Les producteurs ont aussi tout intérêt à accroître leur production de fourrages pour sécuriser les approvisionnements d’intrants et se protéger des aléas climatiques et économiques. « Ça rend la ferme plus résiliente, dit Guy Forand. Il faut que les producteurs se donnent la capacité d’être moins fragilisés par un environnement économique difficile ou des conditions climatiques défavorables. On l’a bien vu ces dernières années avec les pénuries dans plusieurs régions. »
Évaluer ses besoins
L’agronome conseille aussi aux producteurs laitiers de bien évaluer les besoins alimentaires de leur troupeau. « Vous seriez surpris de savoir combien de producteurs ne connaissent pas vraiment leurs besoins en fourrages. Les producteurs devraient avoir une réserve alimentaire équivalant à une fois et demie les besoins du troupeau, justement pour éviter d’être fragilisés lorsque surviennent des coups durs. » Dans la même veine, Jean-Philippe Laroche recommande aux producteurs d’élaborer un « plan de crise ». « Ce plan pourra comprendre à la fois des stratégies aux champs pour augmenter les stocks [on peut penser aux fourrages d’urgence] et des stratégies à l’étable pour réduire les besoins, par exemple en réduisant le gaspillage. »
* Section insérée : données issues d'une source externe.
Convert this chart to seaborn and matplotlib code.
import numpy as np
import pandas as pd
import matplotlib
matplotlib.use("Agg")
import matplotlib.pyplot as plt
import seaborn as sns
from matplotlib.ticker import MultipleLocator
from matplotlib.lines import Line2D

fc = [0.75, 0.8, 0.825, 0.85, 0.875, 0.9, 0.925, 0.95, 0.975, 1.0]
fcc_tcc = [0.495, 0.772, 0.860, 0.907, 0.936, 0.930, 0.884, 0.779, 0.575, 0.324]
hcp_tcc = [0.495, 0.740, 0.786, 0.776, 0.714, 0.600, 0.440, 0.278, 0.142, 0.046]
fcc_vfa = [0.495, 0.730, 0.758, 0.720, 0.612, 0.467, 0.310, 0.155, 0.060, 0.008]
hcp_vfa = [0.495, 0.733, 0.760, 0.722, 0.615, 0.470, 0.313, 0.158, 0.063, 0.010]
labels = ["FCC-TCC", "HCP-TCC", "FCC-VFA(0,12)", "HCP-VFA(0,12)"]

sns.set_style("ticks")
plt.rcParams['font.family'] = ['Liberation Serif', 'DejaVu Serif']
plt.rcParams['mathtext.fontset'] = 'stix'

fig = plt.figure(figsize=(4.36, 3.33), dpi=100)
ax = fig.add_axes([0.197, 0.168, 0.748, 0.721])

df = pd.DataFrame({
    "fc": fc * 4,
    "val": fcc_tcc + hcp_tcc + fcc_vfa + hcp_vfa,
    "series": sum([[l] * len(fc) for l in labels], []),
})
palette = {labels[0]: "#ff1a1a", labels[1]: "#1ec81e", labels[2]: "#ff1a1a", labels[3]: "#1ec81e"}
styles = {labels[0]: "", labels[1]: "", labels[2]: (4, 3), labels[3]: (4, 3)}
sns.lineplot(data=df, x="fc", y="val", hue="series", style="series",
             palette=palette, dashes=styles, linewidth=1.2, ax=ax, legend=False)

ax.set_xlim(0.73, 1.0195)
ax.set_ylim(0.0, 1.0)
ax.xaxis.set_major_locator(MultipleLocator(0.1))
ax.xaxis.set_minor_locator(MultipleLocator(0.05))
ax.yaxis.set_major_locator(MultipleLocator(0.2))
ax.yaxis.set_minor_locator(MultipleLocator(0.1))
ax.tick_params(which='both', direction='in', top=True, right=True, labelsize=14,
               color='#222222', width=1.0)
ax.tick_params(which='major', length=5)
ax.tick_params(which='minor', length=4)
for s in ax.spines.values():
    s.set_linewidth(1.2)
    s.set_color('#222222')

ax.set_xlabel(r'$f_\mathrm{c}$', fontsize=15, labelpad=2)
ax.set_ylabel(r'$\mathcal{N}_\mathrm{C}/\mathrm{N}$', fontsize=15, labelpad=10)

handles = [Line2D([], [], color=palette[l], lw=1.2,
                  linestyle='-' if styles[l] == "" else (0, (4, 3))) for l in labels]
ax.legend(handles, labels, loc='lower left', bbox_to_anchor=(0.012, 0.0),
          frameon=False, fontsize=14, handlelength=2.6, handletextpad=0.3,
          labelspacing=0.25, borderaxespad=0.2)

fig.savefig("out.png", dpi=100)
De nombreux producteurs ont été plongés dans un tel marasme ces dernières années, et Valérie Poulin peut en témoigner. « Toute notre production est vendue, dit-elle. Je suis certaine que si on produisait davantage, on réussirait quand même à tout écouler. On nous a même dit qu’on ne vendait pas assez cher et qu’on pourrait monter nos prix. Pour nous, il n’est pas question de profiter du malheur des autres. » Les voix se font sans cesse plus nombreuses pour inviter les producteurs à y réfléchir à deux fois avant de négliger la production de fourrages en succombant à l’attrait de productions en apparence plus « profitables ». Parce qu’en raison de leur impact sur le rendement du troupeau laitier, il n’y pas une production qui va donner un revenu aussi important.